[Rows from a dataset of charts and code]
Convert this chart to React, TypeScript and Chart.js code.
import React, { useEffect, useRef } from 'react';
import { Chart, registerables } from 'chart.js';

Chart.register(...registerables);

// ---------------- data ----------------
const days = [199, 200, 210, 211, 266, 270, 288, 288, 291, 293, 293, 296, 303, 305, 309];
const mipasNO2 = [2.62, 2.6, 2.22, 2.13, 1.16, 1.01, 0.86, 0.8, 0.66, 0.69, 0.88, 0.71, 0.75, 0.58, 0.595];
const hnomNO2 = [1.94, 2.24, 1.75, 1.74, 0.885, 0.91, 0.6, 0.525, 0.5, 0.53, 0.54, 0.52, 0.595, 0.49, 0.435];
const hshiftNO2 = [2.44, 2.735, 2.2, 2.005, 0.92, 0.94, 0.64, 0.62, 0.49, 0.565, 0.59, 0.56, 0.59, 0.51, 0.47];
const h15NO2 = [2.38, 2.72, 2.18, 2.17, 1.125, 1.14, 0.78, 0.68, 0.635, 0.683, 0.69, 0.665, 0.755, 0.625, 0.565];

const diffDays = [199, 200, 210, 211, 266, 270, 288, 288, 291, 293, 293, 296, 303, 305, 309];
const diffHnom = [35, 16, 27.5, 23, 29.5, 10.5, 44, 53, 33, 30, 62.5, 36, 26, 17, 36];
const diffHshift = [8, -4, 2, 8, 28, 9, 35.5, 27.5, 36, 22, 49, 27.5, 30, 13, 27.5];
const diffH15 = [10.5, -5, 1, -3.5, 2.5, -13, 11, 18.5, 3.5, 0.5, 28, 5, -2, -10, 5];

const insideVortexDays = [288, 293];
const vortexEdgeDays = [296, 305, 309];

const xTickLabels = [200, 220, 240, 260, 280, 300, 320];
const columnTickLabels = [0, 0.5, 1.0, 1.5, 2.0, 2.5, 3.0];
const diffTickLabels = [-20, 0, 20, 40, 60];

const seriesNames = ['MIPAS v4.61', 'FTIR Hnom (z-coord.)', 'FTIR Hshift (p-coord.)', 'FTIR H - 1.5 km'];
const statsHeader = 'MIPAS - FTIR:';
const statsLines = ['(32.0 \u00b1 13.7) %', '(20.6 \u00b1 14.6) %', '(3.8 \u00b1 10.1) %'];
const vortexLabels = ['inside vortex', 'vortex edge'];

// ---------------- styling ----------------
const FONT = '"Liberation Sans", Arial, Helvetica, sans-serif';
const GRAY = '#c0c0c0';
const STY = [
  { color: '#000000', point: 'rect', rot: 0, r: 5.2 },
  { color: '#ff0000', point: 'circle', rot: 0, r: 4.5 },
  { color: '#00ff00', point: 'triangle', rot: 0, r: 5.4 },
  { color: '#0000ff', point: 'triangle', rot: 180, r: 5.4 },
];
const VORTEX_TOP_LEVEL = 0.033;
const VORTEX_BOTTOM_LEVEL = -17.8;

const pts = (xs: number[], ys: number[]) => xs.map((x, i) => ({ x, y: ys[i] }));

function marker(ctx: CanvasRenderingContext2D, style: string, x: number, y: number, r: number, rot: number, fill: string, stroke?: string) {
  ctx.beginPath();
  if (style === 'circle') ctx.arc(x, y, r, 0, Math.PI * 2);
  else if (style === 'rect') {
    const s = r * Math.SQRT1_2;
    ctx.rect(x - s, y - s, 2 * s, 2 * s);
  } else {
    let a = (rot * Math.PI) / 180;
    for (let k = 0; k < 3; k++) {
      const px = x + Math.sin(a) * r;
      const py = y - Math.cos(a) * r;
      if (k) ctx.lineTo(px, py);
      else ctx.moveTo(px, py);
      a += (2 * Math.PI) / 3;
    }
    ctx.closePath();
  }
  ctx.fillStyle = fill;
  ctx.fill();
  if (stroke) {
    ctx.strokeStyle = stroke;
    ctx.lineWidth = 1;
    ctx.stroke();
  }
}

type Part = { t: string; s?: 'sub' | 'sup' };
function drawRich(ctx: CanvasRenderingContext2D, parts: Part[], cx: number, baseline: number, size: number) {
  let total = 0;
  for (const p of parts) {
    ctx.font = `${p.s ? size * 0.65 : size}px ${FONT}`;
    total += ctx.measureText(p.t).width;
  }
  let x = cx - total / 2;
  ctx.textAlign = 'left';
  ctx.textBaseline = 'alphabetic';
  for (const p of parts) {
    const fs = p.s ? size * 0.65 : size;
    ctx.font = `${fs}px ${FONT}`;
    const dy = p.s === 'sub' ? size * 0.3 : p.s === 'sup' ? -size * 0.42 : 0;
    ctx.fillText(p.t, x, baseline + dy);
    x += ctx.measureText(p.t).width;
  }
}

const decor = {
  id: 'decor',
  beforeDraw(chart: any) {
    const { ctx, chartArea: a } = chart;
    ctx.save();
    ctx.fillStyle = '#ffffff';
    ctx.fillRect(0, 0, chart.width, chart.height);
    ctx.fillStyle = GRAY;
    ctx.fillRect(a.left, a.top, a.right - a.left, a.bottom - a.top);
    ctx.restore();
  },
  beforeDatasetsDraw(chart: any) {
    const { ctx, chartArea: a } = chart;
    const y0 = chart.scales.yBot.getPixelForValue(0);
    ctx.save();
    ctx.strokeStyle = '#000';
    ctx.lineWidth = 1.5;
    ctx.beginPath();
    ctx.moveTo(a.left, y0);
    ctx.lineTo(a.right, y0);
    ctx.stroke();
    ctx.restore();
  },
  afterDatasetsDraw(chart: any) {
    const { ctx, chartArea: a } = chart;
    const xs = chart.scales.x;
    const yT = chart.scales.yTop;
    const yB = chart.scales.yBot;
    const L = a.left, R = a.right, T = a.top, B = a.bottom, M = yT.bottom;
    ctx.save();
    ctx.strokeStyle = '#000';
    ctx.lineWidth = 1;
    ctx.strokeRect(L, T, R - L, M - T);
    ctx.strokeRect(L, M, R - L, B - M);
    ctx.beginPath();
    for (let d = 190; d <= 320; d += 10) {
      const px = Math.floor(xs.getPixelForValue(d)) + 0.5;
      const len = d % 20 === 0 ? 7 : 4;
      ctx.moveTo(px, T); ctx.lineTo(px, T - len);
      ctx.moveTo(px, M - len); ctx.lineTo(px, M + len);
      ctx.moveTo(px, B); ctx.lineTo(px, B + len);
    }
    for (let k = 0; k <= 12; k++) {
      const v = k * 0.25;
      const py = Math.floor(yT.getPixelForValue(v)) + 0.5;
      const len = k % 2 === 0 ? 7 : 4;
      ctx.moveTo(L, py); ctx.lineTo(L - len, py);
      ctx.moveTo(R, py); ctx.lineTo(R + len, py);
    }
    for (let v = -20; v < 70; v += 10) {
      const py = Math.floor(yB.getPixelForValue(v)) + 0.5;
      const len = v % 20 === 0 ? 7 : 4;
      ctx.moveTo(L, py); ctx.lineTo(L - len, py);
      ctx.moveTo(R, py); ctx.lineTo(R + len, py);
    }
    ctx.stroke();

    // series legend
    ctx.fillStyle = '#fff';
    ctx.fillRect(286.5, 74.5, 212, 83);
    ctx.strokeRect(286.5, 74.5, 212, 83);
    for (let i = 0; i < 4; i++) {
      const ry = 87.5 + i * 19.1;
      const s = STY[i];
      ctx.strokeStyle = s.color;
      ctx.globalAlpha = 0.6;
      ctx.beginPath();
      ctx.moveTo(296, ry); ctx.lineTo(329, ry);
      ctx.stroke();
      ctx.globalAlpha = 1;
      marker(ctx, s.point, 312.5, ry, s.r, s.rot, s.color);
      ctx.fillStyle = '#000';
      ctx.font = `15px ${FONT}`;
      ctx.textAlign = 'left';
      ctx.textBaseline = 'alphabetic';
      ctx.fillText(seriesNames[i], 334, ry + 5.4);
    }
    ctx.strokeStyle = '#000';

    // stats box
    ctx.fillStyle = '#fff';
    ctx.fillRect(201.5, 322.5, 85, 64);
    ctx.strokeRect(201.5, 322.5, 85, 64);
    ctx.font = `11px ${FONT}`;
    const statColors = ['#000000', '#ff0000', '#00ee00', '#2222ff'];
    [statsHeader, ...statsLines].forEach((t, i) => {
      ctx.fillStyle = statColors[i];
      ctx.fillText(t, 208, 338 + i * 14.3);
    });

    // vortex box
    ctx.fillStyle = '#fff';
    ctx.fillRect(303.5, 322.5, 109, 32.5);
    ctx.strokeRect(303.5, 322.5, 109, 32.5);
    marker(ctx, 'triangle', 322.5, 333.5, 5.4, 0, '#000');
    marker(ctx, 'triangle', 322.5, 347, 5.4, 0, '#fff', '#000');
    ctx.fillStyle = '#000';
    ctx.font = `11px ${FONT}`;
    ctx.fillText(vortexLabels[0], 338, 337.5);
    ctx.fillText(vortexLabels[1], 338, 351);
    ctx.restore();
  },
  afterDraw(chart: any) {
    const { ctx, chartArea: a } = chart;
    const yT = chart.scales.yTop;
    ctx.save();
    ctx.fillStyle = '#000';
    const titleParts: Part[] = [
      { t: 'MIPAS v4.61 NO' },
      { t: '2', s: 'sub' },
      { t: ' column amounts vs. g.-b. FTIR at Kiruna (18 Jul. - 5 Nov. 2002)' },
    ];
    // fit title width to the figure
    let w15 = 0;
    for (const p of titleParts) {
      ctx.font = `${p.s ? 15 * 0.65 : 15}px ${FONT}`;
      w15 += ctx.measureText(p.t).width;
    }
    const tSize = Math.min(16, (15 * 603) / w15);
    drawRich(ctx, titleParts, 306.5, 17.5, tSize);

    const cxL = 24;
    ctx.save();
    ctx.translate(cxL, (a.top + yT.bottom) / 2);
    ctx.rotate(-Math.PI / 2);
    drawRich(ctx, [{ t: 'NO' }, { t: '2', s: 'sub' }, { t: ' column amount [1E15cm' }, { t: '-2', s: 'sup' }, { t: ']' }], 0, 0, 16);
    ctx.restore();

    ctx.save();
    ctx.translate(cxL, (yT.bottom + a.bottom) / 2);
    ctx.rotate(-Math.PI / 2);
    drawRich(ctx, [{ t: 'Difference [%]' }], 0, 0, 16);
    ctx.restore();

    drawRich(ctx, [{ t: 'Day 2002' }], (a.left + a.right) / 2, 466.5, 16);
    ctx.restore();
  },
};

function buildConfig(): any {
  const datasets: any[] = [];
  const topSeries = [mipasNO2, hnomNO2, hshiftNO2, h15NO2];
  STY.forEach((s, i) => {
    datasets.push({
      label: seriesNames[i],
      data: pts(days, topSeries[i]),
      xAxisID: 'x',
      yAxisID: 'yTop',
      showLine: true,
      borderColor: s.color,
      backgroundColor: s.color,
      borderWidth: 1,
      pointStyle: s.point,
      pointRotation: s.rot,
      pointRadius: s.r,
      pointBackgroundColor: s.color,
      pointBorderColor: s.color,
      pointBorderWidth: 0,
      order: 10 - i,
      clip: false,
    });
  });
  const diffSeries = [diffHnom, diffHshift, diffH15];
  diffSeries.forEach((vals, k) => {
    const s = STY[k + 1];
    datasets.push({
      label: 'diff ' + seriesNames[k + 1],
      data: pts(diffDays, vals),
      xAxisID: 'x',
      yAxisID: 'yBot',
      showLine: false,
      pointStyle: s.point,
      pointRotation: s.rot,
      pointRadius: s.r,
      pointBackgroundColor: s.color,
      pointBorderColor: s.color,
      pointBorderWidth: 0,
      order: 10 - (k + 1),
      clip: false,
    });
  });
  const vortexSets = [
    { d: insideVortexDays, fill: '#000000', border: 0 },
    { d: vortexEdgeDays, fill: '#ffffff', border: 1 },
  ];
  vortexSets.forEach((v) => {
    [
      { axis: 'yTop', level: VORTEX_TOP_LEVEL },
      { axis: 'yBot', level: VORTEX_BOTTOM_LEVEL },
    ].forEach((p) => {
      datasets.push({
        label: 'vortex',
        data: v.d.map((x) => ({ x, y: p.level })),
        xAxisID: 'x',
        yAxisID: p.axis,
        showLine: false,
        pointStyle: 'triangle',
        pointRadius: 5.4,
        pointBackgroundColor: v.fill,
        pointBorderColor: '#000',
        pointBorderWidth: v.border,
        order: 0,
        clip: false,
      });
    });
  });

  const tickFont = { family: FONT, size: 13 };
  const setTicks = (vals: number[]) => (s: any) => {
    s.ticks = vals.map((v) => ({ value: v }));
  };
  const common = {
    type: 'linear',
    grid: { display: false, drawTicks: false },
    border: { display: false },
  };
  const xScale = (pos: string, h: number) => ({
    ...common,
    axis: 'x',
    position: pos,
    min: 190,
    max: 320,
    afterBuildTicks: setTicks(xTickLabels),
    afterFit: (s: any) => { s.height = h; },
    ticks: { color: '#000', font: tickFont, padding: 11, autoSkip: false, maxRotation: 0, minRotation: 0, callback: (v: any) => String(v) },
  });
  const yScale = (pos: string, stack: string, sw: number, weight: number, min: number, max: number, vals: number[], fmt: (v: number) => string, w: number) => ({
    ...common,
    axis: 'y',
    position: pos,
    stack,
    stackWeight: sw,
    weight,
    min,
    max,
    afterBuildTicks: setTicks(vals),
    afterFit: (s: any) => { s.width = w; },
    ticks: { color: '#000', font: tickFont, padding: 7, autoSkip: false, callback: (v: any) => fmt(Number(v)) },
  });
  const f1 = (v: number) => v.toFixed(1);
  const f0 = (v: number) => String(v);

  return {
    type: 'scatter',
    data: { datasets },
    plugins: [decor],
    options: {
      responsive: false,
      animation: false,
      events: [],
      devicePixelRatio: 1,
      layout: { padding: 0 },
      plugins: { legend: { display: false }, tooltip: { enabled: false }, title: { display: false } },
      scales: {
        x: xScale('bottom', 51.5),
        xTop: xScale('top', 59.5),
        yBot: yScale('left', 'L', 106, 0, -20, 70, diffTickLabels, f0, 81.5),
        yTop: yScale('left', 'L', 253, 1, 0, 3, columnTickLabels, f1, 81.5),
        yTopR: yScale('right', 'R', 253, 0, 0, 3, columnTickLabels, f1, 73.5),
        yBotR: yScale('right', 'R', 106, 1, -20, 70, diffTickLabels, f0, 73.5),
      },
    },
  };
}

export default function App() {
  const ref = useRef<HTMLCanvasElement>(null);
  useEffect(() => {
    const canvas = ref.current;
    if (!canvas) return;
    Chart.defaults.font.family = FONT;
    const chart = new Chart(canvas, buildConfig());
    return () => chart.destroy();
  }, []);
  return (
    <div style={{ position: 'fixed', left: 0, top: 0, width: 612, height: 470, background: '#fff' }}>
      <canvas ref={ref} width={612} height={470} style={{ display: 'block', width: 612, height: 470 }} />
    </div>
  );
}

* * *

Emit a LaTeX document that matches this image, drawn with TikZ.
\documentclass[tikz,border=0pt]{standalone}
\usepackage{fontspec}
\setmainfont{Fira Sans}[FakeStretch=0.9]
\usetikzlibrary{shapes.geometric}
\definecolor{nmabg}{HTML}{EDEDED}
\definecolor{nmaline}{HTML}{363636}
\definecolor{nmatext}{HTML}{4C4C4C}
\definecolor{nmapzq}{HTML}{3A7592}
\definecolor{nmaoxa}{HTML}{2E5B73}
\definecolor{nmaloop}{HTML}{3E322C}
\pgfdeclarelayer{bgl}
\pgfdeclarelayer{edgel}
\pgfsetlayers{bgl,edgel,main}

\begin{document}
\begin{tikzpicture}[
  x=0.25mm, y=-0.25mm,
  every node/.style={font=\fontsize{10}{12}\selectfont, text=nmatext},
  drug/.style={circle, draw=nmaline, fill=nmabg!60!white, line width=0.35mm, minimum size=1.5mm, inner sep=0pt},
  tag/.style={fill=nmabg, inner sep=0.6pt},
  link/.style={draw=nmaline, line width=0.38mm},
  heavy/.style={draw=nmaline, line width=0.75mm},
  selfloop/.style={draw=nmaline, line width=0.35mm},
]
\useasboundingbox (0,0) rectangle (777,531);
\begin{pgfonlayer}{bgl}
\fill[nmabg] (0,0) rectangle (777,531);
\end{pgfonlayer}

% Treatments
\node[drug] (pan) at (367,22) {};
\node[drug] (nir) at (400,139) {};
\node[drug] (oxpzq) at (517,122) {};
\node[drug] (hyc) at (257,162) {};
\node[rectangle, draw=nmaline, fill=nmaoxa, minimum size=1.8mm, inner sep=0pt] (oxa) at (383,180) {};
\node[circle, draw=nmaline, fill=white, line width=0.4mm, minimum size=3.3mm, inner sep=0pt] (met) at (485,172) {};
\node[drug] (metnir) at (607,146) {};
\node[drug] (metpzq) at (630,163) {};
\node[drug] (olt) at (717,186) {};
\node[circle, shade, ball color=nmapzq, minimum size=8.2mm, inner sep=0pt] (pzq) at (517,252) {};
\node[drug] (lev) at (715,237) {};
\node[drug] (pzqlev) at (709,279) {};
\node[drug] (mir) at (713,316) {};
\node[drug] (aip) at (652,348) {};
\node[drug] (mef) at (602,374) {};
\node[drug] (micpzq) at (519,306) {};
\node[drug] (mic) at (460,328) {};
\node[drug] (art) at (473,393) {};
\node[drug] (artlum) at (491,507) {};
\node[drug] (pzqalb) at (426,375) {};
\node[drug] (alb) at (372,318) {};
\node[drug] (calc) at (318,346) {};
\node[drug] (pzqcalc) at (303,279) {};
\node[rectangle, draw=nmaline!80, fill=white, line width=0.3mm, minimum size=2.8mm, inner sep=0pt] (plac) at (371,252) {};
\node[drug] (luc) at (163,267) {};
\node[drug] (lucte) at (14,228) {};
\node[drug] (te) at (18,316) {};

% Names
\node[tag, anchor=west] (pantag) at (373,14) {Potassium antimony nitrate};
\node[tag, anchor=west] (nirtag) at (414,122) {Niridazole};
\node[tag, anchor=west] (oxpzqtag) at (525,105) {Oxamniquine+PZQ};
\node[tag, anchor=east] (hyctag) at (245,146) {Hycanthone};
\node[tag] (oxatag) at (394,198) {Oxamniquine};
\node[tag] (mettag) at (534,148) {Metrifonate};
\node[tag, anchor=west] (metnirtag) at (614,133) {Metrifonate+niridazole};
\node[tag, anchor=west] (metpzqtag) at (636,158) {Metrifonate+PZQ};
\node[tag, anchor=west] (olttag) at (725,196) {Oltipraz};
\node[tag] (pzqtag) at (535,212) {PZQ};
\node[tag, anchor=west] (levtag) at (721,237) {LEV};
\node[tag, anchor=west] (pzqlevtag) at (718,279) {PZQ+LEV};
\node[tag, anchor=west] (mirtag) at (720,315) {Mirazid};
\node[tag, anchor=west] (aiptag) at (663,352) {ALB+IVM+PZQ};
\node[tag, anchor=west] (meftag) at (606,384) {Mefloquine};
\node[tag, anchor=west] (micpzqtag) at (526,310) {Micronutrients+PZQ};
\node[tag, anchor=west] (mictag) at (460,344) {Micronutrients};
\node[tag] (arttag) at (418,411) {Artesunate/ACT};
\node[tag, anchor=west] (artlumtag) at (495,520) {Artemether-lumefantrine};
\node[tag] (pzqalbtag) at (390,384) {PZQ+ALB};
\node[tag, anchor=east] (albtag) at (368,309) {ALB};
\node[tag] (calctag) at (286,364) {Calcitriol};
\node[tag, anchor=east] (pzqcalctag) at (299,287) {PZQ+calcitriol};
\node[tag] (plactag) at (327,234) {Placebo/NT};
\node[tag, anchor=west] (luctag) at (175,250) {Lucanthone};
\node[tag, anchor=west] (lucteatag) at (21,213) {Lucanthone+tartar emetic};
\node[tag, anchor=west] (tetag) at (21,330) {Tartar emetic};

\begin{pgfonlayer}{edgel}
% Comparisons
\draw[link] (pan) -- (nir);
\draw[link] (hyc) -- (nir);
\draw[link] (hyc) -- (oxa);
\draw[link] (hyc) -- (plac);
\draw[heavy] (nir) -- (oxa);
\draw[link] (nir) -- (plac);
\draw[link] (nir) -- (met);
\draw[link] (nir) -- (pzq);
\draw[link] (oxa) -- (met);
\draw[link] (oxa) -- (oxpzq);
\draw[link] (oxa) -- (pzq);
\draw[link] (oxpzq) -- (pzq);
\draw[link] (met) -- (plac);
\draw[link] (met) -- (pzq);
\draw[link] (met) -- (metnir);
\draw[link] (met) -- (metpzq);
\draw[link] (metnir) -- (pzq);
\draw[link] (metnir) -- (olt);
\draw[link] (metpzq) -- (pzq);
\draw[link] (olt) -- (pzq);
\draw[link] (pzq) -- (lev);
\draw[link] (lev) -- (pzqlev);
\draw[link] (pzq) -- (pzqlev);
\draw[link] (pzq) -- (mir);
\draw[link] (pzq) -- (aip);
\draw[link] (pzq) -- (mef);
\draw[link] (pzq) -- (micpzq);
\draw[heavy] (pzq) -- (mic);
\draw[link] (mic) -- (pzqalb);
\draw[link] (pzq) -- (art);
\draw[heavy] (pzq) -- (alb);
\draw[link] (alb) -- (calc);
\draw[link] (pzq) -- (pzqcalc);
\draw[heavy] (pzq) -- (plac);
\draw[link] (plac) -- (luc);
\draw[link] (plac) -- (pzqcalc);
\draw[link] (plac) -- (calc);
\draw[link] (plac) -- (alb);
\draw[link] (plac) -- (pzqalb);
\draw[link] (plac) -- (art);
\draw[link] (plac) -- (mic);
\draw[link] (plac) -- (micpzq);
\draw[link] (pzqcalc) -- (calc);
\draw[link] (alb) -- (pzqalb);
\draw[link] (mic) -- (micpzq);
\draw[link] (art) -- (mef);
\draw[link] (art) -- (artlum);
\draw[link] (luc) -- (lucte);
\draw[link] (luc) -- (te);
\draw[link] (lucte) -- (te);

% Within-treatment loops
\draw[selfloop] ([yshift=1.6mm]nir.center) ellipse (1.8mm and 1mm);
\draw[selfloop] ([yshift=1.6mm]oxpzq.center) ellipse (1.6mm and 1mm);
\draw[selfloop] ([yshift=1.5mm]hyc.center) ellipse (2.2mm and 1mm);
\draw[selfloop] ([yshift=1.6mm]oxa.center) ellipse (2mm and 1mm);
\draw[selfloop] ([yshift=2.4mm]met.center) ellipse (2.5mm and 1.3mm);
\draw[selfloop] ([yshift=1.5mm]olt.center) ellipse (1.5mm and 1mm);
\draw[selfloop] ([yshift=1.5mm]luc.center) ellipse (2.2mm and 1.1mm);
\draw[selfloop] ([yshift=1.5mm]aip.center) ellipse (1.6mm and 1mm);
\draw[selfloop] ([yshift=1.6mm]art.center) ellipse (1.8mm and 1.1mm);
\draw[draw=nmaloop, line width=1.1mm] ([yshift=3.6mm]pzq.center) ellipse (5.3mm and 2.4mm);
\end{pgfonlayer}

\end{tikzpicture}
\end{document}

▶ TASK INSTRUCTIONS
Retype verbatim the lines that run from the line containing "Convert this chart" to the line containing "Chart.register(...registerables);", both inclusive, and no others.

▶ WRITTEN ANSWER
Convert this chart to React, TypeScript and Chart.js code.
import React, { useEffect, useRef } from 'react';
import { Chart, registerables } from 'chart.js';

Chart.register(...registerables);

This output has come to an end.